[Start of Dataset extract]

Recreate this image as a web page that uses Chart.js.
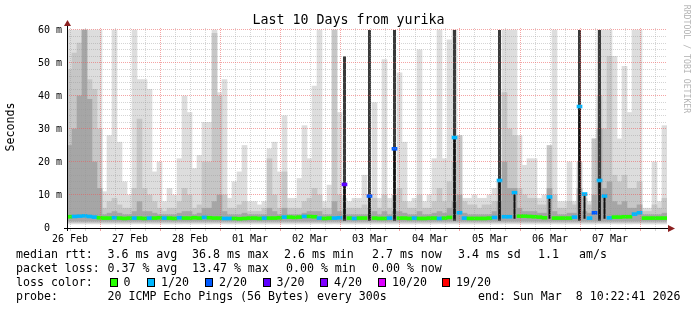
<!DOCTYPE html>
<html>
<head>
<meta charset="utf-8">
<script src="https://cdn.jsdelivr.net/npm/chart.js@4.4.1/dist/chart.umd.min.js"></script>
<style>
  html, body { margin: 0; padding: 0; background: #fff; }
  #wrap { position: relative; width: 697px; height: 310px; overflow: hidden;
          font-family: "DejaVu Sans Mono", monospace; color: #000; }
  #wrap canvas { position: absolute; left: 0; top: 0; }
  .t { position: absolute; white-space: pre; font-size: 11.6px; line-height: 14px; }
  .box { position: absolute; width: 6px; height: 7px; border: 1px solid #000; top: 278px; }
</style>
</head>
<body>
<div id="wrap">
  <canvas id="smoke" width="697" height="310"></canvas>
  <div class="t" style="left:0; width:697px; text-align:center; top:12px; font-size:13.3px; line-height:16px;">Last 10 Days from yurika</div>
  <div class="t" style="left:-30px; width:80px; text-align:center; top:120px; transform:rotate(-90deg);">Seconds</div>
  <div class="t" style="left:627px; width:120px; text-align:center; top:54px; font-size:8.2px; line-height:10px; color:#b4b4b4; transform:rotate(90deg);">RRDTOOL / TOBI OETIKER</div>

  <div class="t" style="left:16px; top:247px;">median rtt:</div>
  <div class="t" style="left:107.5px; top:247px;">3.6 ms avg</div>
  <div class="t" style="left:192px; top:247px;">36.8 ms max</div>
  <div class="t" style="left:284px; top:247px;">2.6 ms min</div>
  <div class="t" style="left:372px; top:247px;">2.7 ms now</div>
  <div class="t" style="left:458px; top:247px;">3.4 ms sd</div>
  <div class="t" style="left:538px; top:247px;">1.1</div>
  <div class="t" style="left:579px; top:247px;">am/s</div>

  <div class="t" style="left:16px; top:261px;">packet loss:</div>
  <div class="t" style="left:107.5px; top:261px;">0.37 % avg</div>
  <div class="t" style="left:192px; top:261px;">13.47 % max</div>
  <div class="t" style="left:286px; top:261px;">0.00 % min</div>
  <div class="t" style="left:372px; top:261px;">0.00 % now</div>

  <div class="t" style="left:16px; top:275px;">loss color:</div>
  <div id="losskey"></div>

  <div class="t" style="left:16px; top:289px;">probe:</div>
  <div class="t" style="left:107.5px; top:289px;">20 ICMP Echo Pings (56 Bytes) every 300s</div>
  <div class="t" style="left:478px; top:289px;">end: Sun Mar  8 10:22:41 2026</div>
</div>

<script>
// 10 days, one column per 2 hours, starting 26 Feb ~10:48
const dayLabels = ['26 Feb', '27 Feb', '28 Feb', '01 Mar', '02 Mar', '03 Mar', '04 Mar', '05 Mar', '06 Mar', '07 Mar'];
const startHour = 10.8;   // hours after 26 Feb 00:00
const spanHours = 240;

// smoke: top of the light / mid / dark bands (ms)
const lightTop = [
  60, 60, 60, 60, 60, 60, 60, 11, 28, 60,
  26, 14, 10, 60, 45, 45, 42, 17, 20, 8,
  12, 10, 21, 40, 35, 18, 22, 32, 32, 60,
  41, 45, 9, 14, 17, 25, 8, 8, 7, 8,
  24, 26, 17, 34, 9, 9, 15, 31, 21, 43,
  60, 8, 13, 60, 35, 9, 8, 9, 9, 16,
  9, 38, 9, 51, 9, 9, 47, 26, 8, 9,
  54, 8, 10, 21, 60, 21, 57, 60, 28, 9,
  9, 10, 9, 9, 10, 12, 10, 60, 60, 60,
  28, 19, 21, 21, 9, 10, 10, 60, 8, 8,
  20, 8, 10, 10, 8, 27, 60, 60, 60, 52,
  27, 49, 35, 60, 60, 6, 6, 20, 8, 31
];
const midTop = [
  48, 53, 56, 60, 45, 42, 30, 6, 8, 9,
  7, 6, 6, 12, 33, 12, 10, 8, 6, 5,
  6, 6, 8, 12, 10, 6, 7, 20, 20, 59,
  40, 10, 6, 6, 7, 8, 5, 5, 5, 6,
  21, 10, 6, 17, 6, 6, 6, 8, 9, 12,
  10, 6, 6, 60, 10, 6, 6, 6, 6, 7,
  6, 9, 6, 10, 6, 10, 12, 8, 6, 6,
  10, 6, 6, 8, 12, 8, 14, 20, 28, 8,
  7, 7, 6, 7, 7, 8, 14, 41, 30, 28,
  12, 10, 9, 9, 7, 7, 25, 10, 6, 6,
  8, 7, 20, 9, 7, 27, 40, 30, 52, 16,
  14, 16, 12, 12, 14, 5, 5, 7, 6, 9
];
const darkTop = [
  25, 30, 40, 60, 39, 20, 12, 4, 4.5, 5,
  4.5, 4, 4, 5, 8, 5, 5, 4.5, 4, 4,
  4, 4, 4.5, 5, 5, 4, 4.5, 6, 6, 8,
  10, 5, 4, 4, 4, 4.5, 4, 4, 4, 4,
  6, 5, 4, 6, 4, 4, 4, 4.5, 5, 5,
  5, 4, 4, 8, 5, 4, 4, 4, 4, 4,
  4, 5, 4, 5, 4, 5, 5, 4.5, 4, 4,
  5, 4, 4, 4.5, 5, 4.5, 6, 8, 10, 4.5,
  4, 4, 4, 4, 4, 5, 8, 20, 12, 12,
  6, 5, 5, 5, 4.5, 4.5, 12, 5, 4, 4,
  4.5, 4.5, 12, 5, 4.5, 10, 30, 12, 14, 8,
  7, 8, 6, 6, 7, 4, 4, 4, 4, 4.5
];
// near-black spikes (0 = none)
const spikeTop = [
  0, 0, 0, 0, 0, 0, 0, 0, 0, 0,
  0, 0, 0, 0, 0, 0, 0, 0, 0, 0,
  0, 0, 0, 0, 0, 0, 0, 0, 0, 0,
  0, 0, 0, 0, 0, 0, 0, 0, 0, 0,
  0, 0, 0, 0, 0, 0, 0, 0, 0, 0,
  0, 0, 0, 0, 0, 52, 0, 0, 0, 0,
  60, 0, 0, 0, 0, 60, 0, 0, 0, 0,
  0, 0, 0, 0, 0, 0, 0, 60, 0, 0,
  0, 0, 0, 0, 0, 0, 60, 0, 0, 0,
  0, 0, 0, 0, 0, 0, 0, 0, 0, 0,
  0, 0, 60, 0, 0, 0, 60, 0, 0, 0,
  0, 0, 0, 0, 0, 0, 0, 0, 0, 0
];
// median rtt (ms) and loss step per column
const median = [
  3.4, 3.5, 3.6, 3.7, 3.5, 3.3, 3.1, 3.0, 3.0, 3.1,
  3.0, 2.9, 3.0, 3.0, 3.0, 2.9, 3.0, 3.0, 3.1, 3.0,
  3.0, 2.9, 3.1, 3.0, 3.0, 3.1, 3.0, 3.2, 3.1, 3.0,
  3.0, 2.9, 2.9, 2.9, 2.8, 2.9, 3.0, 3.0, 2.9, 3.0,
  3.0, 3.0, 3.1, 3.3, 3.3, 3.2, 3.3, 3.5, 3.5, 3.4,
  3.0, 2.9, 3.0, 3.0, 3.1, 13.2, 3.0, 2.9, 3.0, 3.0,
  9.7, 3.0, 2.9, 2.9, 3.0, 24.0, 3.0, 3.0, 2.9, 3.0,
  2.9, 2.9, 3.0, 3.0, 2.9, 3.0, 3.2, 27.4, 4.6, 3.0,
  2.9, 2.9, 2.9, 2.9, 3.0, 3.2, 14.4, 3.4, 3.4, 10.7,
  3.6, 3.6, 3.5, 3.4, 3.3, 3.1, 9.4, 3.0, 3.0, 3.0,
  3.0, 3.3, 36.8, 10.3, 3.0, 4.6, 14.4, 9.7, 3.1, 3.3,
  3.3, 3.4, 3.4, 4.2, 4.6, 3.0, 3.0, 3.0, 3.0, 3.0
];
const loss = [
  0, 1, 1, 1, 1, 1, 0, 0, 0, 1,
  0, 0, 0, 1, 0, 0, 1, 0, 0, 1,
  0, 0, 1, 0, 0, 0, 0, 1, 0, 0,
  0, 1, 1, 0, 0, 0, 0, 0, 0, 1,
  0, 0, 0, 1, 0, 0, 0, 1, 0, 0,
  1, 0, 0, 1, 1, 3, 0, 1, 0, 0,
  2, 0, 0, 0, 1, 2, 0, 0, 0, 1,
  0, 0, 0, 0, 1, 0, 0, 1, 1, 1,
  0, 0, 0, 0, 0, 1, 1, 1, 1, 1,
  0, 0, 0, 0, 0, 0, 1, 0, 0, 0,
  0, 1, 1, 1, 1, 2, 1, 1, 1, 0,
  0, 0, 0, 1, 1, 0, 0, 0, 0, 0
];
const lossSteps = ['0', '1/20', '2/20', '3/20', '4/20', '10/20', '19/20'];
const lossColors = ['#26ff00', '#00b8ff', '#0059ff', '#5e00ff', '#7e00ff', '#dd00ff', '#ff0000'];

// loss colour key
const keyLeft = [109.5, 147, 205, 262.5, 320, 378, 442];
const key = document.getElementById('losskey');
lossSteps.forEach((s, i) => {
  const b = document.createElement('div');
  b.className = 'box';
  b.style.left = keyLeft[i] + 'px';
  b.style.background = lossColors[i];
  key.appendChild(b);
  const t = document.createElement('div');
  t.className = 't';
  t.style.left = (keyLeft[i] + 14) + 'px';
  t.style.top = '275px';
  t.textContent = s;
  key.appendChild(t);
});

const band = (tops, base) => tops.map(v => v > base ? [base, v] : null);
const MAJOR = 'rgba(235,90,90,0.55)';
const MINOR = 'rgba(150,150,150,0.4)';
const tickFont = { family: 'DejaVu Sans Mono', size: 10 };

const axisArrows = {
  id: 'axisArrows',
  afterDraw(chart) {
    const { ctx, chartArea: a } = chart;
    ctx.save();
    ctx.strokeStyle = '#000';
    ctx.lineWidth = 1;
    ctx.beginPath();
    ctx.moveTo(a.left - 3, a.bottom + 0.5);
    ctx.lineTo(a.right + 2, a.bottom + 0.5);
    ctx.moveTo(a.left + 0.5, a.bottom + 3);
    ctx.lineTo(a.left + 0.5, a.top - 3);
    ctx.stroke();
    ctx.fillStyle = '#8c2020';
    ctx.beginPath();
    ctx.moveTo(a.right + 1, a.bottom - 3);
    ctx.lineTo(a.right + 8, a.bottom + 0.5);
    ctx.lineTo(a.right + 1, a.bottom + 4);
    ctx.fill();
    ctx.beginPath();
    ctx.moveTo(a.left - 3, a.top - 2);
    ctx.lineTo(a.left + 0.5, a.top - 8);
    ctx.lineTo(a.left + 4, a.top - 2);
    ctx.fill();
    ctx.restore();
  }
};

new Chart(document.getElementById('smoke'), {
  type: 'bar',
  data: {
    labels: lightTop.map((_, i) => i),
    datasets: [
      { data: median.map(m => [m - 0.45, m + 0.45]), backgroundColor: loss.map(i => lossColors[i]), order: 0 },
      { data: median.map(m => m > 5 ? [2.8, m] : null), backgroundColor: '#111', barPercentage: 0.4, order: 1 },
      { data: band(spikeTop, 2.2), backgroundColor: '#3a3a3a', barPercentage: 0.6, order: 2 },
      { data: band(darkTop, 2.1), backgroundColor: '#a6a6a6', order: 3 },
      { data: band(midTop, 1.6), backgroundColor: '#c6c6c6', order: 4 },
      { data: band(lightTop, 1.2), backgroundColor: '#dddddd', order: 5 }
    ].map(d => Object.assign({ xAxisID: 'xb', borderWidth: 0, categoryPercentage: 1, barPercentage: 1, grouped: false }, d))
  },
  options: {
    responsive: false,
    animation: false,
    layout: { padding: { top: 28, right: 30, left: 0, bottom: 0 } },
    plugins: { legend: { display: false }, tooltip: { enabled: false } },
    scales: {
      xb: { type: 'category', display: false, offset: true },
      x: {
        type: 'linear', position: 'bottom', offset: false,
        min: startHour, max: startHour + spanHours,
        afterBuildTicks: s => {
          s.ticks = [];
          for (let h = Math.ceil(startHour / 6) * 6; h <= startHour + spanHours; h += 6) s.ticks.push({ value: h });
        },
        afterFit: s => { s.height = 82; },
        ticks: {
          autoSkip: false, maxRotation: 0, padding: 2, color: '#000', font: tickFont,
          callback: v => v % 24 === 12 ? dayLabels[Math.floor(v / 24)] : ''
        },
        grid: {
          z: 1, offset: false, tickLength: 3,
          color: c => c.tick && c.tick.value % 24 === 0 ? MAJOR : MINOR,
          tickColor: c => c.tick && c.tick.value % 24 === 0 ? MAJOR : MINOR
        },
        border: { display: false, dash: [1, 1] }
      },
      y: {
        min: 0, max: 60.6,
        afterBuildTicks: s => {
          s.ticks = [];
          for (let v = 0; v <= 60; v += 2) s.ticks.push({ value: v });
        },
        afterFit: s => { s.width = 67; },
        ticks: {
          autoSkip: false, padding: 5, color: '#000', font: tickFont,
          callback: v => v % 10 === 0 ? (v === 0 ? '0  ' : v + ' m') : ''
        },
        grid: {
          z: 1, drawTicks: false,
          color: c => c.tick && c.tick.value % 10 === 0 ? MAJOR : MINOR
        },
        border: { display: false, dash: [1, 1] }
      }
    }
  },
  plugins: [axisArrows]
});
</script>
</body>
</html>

[End of Dataset extract]

§ **To do**
With all pictures left out, please transcribe exactly the lines from the start of the material through the line with "width:120px; text-align:center; top:54px;".

§ **Full answer**
Recreate this image as a web page that uses Chart.js.
<!DOCTYPE html>
<html>
<head>
<meta charset="utf-8">
<script src="https://cdn.jsdelivr.net/npm/chart.js@4.4.1/dist/chart.umd.min.js"></script>
<style>
  html, body { margin: 0; padding: 0; background: #fff; }
  #wrap { position: relative; width: 697px; height: 310px; overflow: hidden;
          font-family: "DejaVu Sans Mono", monospace; color: #000; }
  #wrap canvas { position: absolute; left: 0; top: 0; }
  .t { position: absolute; white-space: pre; font-size: 11.6px; line-height: 14px; }
  .box { position: absolute; width: 6px; height: 7px; border: 1px solid #000; top: 278px; }
</style>
</head>
<body>
<div id="wrap">
  <canvas id="smoke" width="697" height="310"></canvas>
  <div class="t" style="left:0; width:697px; text-align:center; top:12px; font-size:13.3px; line-height:16px;">Last 10 Days from yurika</div>
  <div class="t" style="left:-30px; width:80px; text-align:center; top:120px; transform:rotate(-90deg);">Seconds</div>
  <div class="t" style="left:627px; width:120px; text-align:center; top:54px; font-size:8.2px; line-height:10px; color:#b4b4b4; transform:rotate(90deg);">RRDTOOL / TOBI OETIKER</div>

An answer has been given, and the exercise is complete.